TASK PROMPT: Restate each line word for word. Leave out every picture.

DATA LINES:

-- begin --

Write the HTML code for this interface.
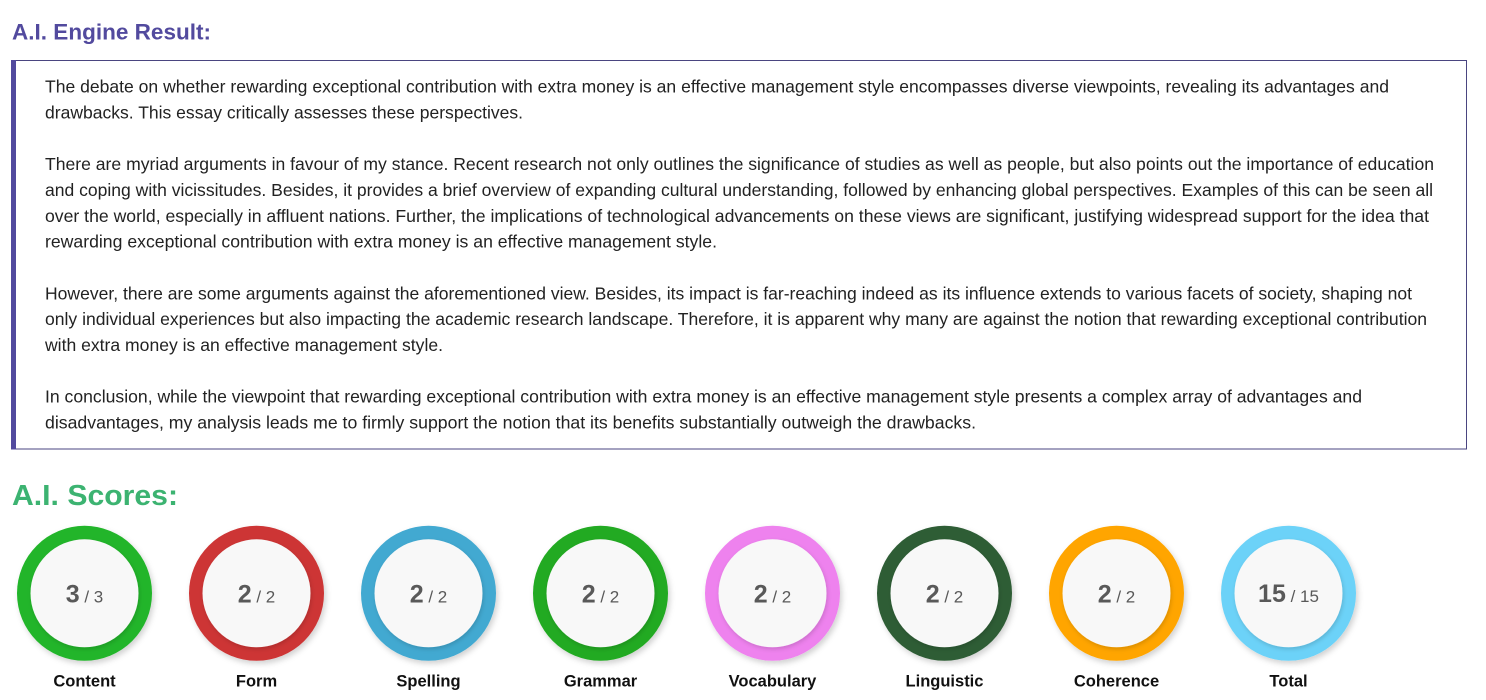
<!DOCTYPE html>
<html>
<head>
<meta charset="utf-8">
<style>
html,body{margin:0;padding:0;background:#fff;width:1486px;height:700px;overflow:hidden;}
svg{display:block;}
</style>
</head>
<body>
<svg width="1486" height="700" viewBox="0 0 1486 700" xmlns="http://www.w3.org/2000/svg" font-family="'Liberation Sans', Arial, sans-serif">
  <defs>
    <filter id="sh" x="-20%" y="-20%" width="140%" height="140%">
      <feDropShadow dx="2" dy="3" stdDeviation="3" flood-color="#000" flood-opacity="0.18"/>
    </filter>
    <filter id="sh2" x="-20%" y="-20%" width="140%" height="140%">
      <feDropShadow dx="1" dy="2" stdDeviation="2" flood-color="#000" flood-opacity="0.15"/>
    </filter>
  </defs>

  <!-- Title -->
  <text x="12" y="39.5" font-size="22" font-weight="bold" fill="#524a9e" textLength="199" lengthAdjust="spacingAndGlyphs">A.I. Engine Result:</text>

  <!-- Box -->
  <rect x="11.5" y="60.5" width="1455" height="388.5" fill="#fff" stroke="#4a4580" stroke-width="1"/>
  <rect x="11" y="60" width="5" height="389.5" fill="#524a9e"/>

  <g font-size="17.5" fill="#222">
    <text x="45" y="92.5" textLength="1344" lengthAdjust="spacingAndGlyphs">The debate on whether rewarding exceptional contribution with extra money is an effective management style encompasses diverse viewpoints, revealing its advantages and</text>
    <text x="45" y="118.35" textLength="478" lengthAdjust="spacingAndGlyphs">drawbacks. This essay critically assesses these perspectives.</text>

    <text x="45" y="170.05" textLength="1389" lengthAdjust="spacingAndGlyphs">There are myriad arguments in favour of my stance. Recent research not only outlines the significance of studies as well as people, but also points out the importance of education</text>
    <text x="45" y="195.9" textLength="1388" lengthAdjust="spacingAndGlyphs">and coping with vicissitudes. Besides, it provides a brief overview of expanding cultural understanding, followed by enhancing global perspectives. Examples of this can be seen all</text>
    <text x="45" y="221.75" textLength="1384" lengthAdjust="spacingAndGlyphs">over the world, especially in affluent nations. Further, the implications of technological advancements on these views are significant, justifying widespread support for the idea that</text>
    <text x="45" y="247.6" textLength="672" lengthAdjust="spacingAndGlyphs">rewarding exceptional contribution with extra money is an effective management style.</text>

    <text x="45" y="299.3" textLength="1367" lengthAdjust="spacingAndGlyphs">However, there are some arguments against the aforementioned view. Besides, its impact is far-reaching indeed as its influence extends to various facets of society, shaping not</text>
    <text x="45" y="325.15" textLength="1382" lengthAdjust="spacingAndGlyphs">only individual experiences but also impacting the academic research landscape. Therefore, it is apparent why many are against the notion that rewarding exceptional contribution</text>
    <text x="45" y="351" textLength="398" lengthAdjust="spacingAndGlyphs">with extra money is an effective management style.</text>

    <text x="45" y="402.7" textLength="1317" lengthAdjust="spacingAndGlyphs">In conclusion, while the viewpoint that rewarding exceptional contribution with extra money is an effective management style presents a complex array of advantages and</text>
    <text x="45" y="428.55" textLength="931" lengthAdjust="spacingAndGlyphs">disadvantages, my analysis leads me to firmly support the notion that its benefits substantially outweigh the drawbacks.</text>
  </g>

  <!-- Scores title -->
  <text x="12" y="505" font-size="29" font-weight="bold" fill="#3cb371" textLength="166" lengthAdjust="spacingAndGlyphs">A.I. Scores:</text>

  <!-- Circles -->
  <g>
    <circle cx="84.5" cy="593.3" r="67.5" fill="#23b52c" filter="url(#sh)"/>
    <circle cx="84.5" cy="593.3" r="54" fill="#f8f8f8" filter="url(#sh2)"/>
    <circle cx="256.5" cy="593.3" r="67.5" fill="#cd3535" filter="url(#sh)"/>
    <circle cx="256.5" cy="593.3" r="54" fill="#f8f8f8" filter="url(#sh2)"/>
    <circle cx="428.5" cy="593.3" r="67.5" fill="#42a9d1" filter="url(#sh)"/>
    <circle cx="428.5" cy="593.3" r="54" fill="#f8f8f8" filter="url(#sh2)"/>
    <circle cx="600.5" cy="593.3" r="67.5" fill="#22aa22" filter="url(#sh)"/>
    <circle cx="600.5" cy="593.3" r="54" fill="#f8f8f8" filter="url(#sh2)"/>
    <circle cx="772.5" cy="593.3" r="67.5" fill="#ee82ee" filter="url(#sh)"/>
    <circle cx="772.5" cy="593.3" r="54" fill="#f8f8f8" filter="url(#sh2)"/>
    <circle cx="944.5" cy="593.3" r="67.5" fill="#2e5d36" filter="url(#sh)"/>
    <circle cx="944.5" cy="593.3" r="54" fill="#f8f8f8" filter="url(#sh2)"/>
    <circle cx="1116.5" cy="593.3" r="67.5" fill="#ffa500" filter="url(#sh)"/>
    <circle cx="1116.5" cy="593.3" r="54" fill="#f8f8f8" filter="url(#sh2)"/>
    <circle cx="1288.5" cy="593.3" r="67.5" fill="#6cd2f8" filter="url(#sh)"/>
    <circle cx="1288.5" cy="593.3" r="54" fill="#f8f8f8" filter="url(#sh2)"/>
  </g>

  <!-- Score values -->
  <g fill="#595959" text-anchor="middle">
    <text x="84.5" y="602.7"><tspan font-size="25" font-weight="bold">3</tspan><tspan font-size="17"> / 3</tspan></text>
    <text x="256.5" y="602.7"><tspan font-size="25" font-weight="bold">2</tspan><tspan font-size="17"> / 2</tspan></text>
    <text x="428.5" y="602.7"><tspan font-size="25" font-weight="bold">2</tspan><tspan font-size="17"> / 2</tspan></text>
    <text x="600.5" y="602.7"><tspan font-size="25" font-weight="bold">2</tspan><tspan font-size="17"> / 2</tspan></text>
    <text x="772.5" y="602.7"><tspan font-size="25" font-weight="bold">2</tspan><tspan font-size="17"> / 2</tspan></text>
    <text x="944.5" y="602.7"><tspan font-size="25" font-weight="bold">2</tspan><tspan font-size="17"> / 2</tspan></text>
    <text x="1116.5" y="602.7"><tspan font-size="25" font-weight="bold">2</tspan><tspan font-size="17"> / 2</tspan></text>
    <text x="1288.5" y="602"><tspan font-size="25" font-weight="bold">15</tspan><tspan font-size="17"> / 15</tspan></text>
  </g>

  <!-- Labels -->
  <g fill="#111" text-anchor="middle" font-size="16.5" font-weight="bold">
    <text x="84.5" y="686.7">Content</text>
    <text x="256.5" y="686.7">Form</text>
    <text x="428.5" y="686.7">Spelling</text>
    <text x="600.5" y="686.7">Grammar</text>
    <text x="772.5" y="686.7">Vocabulary</text>
    <text x="944.5" y="686.7">Linguistic</text>
    <text x="1116.5" y="686.7">Coherence</text>
    <text x="1288.5" y="686.7">Total</text>
  </g>
</svg>
</body>
</html>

-- end --

EXERCISE ANSWER:
Write the HTML code for this interface.
<!DOCTYPE html>
<html>
<head>
<meta charset="utf-8">
<style>
html,body{margin:0;padding:0;background:#fff;width:1486px;height:700px;overflow:hidden;}
svg{display:block;}
</style>
</head>
<body>
<svg width="1486" height="700" viewBox="0 0 1486 700" xmlns="http://www.w3.org/2000/svg" font-family="'Liberation Sans', Arial, sans-serif">
  <defs>
    <filter id="sh" x="-20%" y="-20%" width="140%" height="140%">
      <feDropShadow dx="2" dy="3" stdDeviation="3" flood-color="#000" flood-opacity="0.18"/>
    </filter>
    <filter id="sh2" x="-20%" y="-20%" width="140%" height="140%">
      <feDropShadow dx="1" dy="2" stdDeviation="2" flood-color="#000" flood-opacity="0.15"/>
    </filter>
  </defs>

  <!-- Title -->
  <text x="12" y="39.5" font-size="22" font-weight="bold" fill="#524a9e" textLength="199" lengthAdjust="spacingAndGlyphs">A.I. Engine Result:</text>

  <!-- Box -->
  <rect x="11.5" y="60.5" width="1455" height="388.5" fill="#fff" stroke="#4a4580" stroke-width="1"/>
  <rect x="11" y="60" width="5" height="389.5" fill="#524a9e"/>

  <g font-size="17.5" fill="#222">
    <text x="45" y="92.5" textLength="1344" lengthAdjust="spacingAndGlyphs">The debate on whether rewarding exceptional contribution with extra money is an effective management style encompasses diverse viewpoints, revealing its advantages and</text>
    <text x="45" y="118.35" textLength="478" lengthAdjust="spacingAndGlyphs">drawbacks. This essay critically assesses these perspectives.</text>

    <text x="45" y="170.05" textLength="1389" lengthAdjust="spacingAndGlyphs">There are myriad arguments in favour of my stance. Recent research not only outlines the significance of studies as well as people, but also points out the importance of education</text>
    <text x="45" y="195.9" textLength="1388" lengthAdjust="spacingAndGlyphs">and coping with vicissitudes. Besides, it provides a brief overview of expanding cultural understanding, followed by enhancing global perspectives. Examples of this can be seen all</text>
    <text x="45" y="221.75" textLength="1384" lengthAdjust="spacingAndGlyphs">over the world, especially in affluent nations. Further, the implications of technological advancements on these views are significant, justifying widespread support for the idea that</text>
    <text x="45" y="247.6" textLength="672" lengthAdjust="spacingAndGlyphs">rewarding exceptional contribution with extra money is an effective management style.</text>

    <text x="45" y="299.3" textLength="1367" lengthAdjust="spacingAndGlyphs">However, there are some arguments against the aforementioned view. Besides, its impact is far-reaching indeed as its influence extends to various facets of society, shaping not</text>
    <text x="45" y="325.15" textLength="1382" lengthAdjust="spacingAndGlyphs">only individual experiences but also impacting the academic research landscape. Therefore, it is apparent why many are against the notion that rewarding exceptional contribution</text>
    <text x="45" y="351" textLength="398" lengthAdjust="spacingAndGlyphs">with extra money is an effective management style.</text>

    <text x="45" y="402.7" textLength="1317" lengthAdjust="spacingAndGlyphs">In conclusion, while the viewpoint that rewarding exceptional contribution with extra money is an effective management style presents a complex array of advantages and</text>
    <text x="45" y="428.55" textLength="931" lengthAdjust="spacingAndGlyphs">disadvantages, my analysis leads me to firmly support the notion that its benefits substantially outweigh the drawbacks.</text>
  </g>

  <!-- Scores title -->
  <text x="12" y="505" font-size="29" font-weight="bold" fill="#3cb371" textLength="166" lengthAdjust="spacingAndGlyphs">A.I. Scores:</text>

  <!-- Circles -->
  <g>
    <circle cx="84.5" cy="593.3" r="67.5" fill="#23b52c" filter="url(#sh)"/>
    <circle cx="84.5" cy="593.3" r="54" fill="#f8f8f8" filter="url(#sh2)"/>
    <circle cx="256.5" cy="593.3" r="67.5" fill="#cd3535" filter="url(#sh)"/>
    <circle cx="256.5" cy="593.3" r="54" fill="#f8f8f8" filter="url(#sh2)"/>
    <circle cx="428.5" cy="593.3" r="67.5" fill="#42a9d1" filter="url(#sh)"/>
    <circle cx="428.5" cy="593.3" r="54" fill="#f8f8f8" filter="url(#sh2)"/>
    <circle cx="600.5" cy="593.3" r="67.5" fill="#22aa22" filter="url(#sh)"/>
    <circle cx="600.5" cy="593.3" r="54" fill="#f8f8f8" filter="url(#sh2)"/>
    <circle cx="772.5" cy="593.3" r="67.5" fill="#ee82ee" filter="url(#sh)"/>
    <circle cx="772.5" cy="593.3" r="54" fill="#f8f8f8" filter="url(#sh2)"/>
    <circle cx="944.5" cy="593.3" r="67.5" fill="#2e5d36" filter="url(#sh)"/>
    <circle cx="944.5" cy="593.3" r="54" fill="#f8f8f8" filter="url(#sh2)"/>
    <circle cx="1116.5" cy="593.3" r="67.5" fill="#ffa500" filter="url(#sh)"/>
    <circle cx="1116.5" cy="593.3" r="54" fill="#f8f8f8" filter="url(#sh2)"/>
    <circle cx="1288.5" cy="593.3" r="67.5" fill="#6cd2f8" filter="url(#sh)"/>
    <circle cx="1288.5" cy="593.3" r="54" fill="#f8f8f8" filter="url(#sh2)"/>
  </g>

  <!-- Score values -->
  <g fill="#595959" text-anchor="middle">
    <text x="84.5" y="602.7"><tspan font-size="25" font-weight="bold">3</tspan><tspan font-size="17"> / 3</tspan></text>
    <text x="256.5" y="602.7"><tspan font-size="25" font-weight="bold">2</tspan><tspan font-size="17"> / 2</tspan></text>
    <text x="428.5" y="602.7"><tspan font-size="25" font-weight="bold">2</tspan><tspan font-size="17"> / 2</tspan></text>
    <text x="600.5" y="602.7"><tspan font-size="25" font-weight="bold">2</tspan><tspan font-size="17"> / 2</tspan></text>
    <text x="772.5" y="602.7"><tspan font-size="25" font-weight="bold">2</tspan><tspan font-size="17"> / 2</tspan></text>
    <text x="944.5" y="602.7"><tspan font-size="25" font-weight="bold">2</tspan><tspan font-size="17"> / 2</tspan></text>
    <text x="1116.5" y="602.7"><tspan font-size="25" font-weight="bold">2</tspan><tspan font-size="17"> / 2</tspan></text>
    <text x="1288.5" y="602"><tspan font-size="25" font-weight="bold">15</tspan><tspan font-size="17"> / 15</tspan></text>
  </g>

  <!-- Labels -->
  <g fill="#111" text-anchor="middle" font-size="16.5" font-weight="bold">
    <text x="84.5" y="686.7">Content</text>
    <text x="256.5" y="686.7">Form</text>
    <text x="428.5" y="686.7">Spelling</text>
    <text x="600.5" y="686.7">Grammar</text>
    <text x="772.5" y="686.7">Vocabulary</text>
    <text x="944.5" y="686.7">Linguistic</text>
    <text x="1116.5" y="686.7">Coherence</text>
    <text x="1288.5" y="686.7">Total</text>
  </g>
</svg>
</body>
</html>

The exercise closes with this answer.